▶ Goal:
Set down word for word the lines running from the line with "Emit a Python" to the line with "plt.rcParams['font.weight'] = 'light'", ends included. Skip every picture.
>> begin Data for this exercise
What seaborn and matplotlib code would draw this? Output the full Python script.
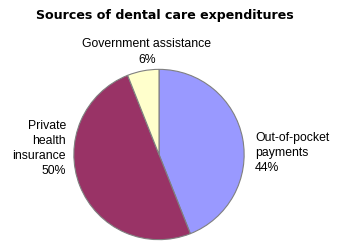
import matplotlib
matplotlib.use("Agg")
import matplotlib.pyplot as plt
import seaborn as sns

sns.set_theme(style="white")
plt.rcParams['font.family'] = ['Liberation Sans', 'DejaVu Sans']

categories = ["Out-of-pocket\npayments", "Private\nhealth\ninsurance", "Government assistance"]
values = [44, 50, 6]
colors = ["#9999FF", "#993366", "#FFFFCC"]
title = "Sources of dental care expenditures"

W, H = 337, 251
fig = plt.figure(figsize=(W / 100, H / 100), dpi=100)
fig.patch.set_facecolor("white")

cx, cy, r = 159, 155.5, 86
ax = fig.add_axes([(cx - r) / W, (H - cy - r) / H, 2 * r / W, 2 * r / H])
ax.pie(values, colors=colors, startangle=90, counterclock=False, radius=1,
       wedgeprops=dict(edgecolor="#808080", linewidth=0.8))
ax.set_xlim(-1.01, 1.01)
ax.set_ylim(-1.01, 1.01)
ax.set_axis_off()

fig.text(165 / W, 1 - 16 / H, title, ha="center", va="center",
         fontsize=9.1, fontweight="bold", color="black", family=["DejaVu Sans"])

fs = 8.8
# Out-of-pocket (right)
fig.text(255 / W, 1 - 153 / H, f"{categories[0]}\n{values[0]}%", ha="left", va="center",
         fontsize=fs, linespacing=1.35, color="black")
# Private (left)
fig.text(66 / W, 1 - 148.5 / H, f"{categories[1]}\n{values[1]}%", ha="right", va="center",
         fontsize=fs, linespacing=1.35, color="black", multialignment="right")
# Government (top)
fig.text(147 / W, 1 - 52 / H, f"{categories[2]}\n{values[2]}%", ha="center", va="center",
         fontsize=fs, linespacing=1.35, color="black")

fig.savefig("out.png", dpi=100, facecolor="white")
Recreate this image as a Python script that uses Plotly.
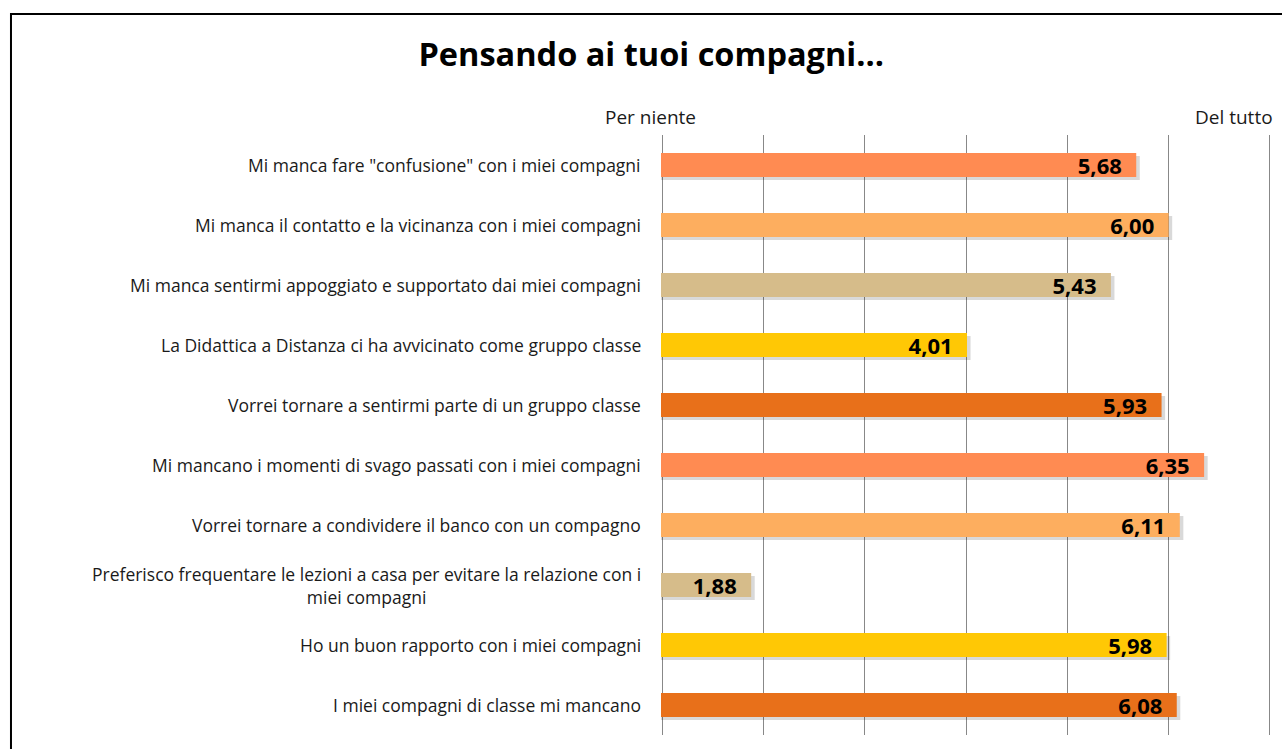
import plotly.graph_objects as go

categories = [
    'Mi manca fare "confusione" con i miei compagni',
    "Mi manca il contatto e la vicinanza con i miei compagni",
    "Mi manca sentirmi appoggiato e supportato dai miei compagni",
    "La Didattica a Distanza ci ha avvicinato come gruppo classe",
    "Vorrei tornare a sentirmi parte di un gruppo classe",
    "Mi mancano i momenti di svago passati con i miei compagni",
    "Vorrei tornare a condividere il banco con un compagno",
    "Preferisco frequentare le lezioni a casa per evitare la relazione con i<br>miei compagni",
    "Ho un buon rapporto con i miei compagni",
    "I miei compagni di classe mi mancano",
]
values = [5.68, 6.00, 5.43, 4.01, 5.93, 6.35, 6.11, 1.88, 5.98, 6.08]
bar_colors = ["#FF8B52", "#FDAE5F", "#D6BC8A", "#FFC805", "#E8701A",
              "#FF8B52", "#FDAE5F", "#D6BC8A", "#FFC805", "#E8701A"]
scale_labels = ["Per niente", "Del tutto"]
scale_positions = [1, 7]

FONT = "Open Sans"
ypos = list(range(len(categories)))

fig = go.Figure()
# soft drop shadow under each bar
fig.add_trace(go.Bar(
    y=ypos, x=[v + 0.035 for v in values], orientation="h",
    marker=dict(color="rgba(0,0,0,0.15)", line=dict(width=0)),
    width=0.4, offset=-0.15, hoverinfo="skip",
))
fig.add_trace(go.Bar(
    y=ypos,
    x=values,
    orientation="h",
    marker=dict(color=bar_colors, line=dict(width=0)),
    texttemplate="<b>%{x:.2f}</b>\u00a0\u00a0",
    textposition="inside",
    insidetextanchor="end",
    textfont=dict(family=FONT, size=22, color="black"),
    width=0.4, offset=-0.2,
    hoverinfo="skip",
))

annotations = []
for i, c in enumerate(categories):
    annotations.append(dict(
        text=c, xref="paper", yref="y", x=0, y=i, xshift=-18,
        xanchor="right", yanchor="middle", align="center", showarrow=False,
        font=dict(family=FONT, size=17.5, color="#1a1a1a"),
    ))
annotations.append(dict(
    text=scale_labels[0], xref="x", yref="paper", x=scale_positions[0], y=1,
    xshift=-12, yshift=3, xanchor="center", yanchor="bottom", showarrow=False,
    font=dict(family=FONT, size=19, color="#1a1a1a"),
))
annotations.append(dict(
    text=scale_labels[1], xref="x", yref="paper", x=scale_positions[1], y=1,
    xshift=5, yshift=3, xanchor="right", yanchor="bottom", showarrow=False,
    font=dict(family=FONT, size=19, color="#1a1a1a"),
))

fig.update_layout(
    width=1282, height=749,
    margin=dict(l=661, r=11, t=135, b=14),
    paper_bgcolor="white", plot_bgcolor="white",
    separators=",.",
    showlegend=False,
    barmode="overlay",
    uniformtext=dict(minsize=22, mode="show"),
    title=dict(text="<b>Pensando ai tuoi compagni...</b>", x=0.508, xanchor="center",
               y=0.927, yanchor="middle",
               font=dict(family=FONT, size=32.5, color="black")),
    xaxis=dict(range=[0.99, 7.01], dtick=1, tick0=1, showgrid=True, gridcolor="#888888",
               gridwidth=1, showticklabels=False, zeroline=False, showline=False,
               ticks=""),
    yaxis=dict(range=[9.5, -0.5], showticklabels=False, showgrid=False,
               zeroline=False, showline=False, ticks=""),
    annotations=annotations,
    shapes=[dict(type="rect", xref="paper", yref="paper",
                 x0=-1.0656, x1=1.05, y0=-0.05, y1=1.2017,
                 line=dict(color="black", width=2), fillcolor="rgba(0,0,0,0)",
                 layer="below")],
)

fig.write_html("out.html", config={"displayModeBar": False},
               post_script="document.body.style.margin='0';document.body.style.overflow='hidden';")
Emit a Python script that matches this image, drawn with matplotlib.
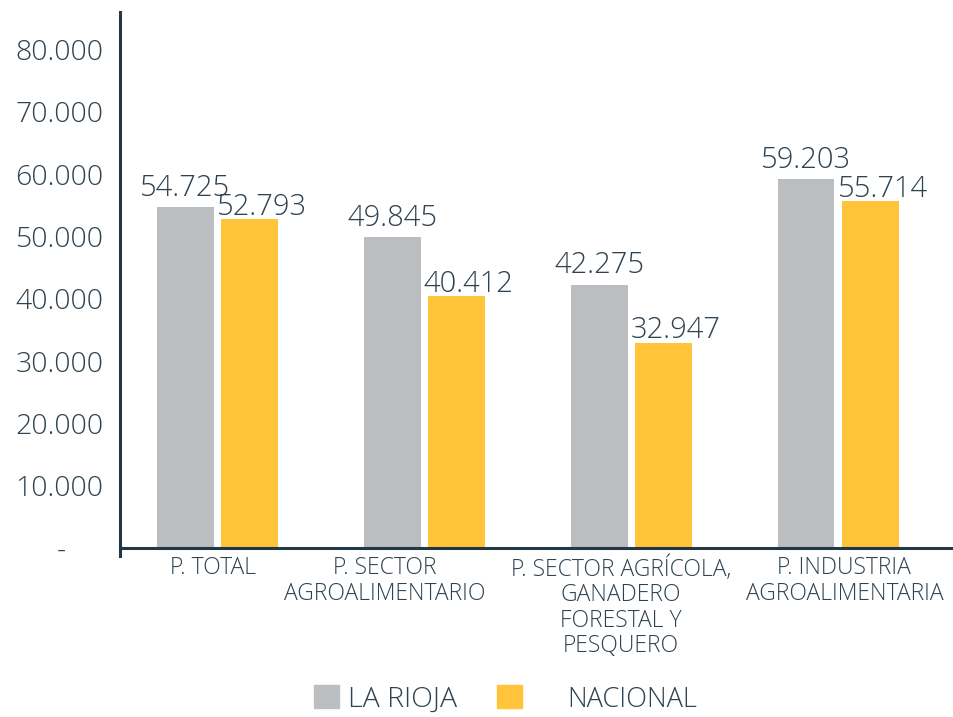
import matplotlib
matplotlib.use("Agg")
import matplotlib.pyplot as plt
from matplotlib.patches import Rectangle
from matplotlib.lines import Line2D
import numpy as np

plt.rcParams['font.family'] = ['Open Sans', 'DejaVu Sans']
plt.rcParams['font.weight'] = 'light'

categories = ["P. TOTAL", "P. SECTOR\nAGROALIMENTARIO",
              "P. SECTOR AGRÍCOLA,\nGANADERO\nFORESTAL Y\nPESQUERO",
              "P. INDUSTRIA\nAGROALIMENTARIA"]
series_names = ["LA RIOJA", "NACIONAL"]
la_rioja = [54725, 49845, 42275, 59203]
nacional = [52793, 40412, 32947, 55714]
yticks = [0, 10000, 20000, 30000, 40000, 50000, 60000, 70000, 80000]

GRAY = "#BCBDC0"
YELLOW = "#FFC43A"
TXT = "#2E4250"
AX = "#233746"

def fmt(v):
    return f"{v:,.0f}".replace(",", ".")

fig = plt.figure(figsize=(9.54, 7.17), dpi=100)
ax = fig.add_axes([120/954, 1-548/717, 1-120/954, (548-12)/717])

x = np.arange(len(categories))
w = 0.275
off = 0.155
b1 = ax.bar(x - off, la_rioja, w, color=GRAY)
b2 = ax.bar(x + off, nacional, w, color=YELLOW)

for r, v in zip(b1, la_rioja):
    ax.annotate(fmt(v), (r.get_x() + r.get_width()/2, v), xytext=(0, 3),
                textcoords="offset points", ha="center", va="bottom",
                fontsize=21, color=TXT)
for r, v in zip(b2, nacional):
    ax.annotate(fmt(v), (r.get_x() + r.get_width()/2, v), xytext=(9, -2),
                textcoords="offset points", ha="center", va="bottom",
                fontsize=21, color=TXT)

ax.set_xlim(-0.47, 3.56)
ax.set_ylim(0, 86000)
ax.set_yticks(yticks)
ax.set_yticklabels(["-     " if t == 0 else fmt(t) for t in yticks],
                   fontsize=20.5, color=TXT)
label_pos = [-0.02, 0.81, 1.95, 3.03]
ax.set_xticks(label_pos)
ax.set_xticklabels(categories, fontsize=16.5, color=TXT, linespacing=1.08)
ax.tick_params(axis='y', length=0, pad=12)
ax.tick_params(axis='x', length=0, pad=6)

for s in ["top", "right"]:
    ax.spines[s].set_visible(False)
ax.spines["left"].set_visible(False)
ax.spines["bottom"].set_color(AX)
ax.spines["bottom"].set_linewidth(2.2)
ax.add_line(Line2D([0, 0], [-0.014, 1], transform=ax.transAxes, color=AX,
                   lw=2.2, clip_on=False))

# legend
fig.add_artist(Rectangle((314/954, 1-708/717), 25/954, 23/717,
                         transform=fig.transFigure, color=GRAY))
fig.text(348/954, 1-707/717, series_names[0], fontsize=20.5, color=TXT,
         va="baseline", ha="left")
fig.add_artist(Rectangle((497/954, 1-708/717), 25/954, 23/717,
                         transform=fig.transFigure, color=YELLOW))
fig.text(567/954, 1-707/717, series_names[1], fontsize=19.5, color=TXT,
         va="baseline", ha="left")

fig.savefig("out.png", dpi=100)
>> end Data for this exercise
▶ Answer for this exercise:
Emit a Python script that matches this image, drawn with matplotlib.
import matplotlib
matplotlib.use("Agg")
import matplotlib.pyplot as plt
from matplotlib.patches import Rectangle
from matplotlib.lines import Line2D
import numpy as np

plt.rcParams['font.family'] = ['Open Sans', 'DejaVu Sans']
plt.rcParams['font.weight'] = 'light'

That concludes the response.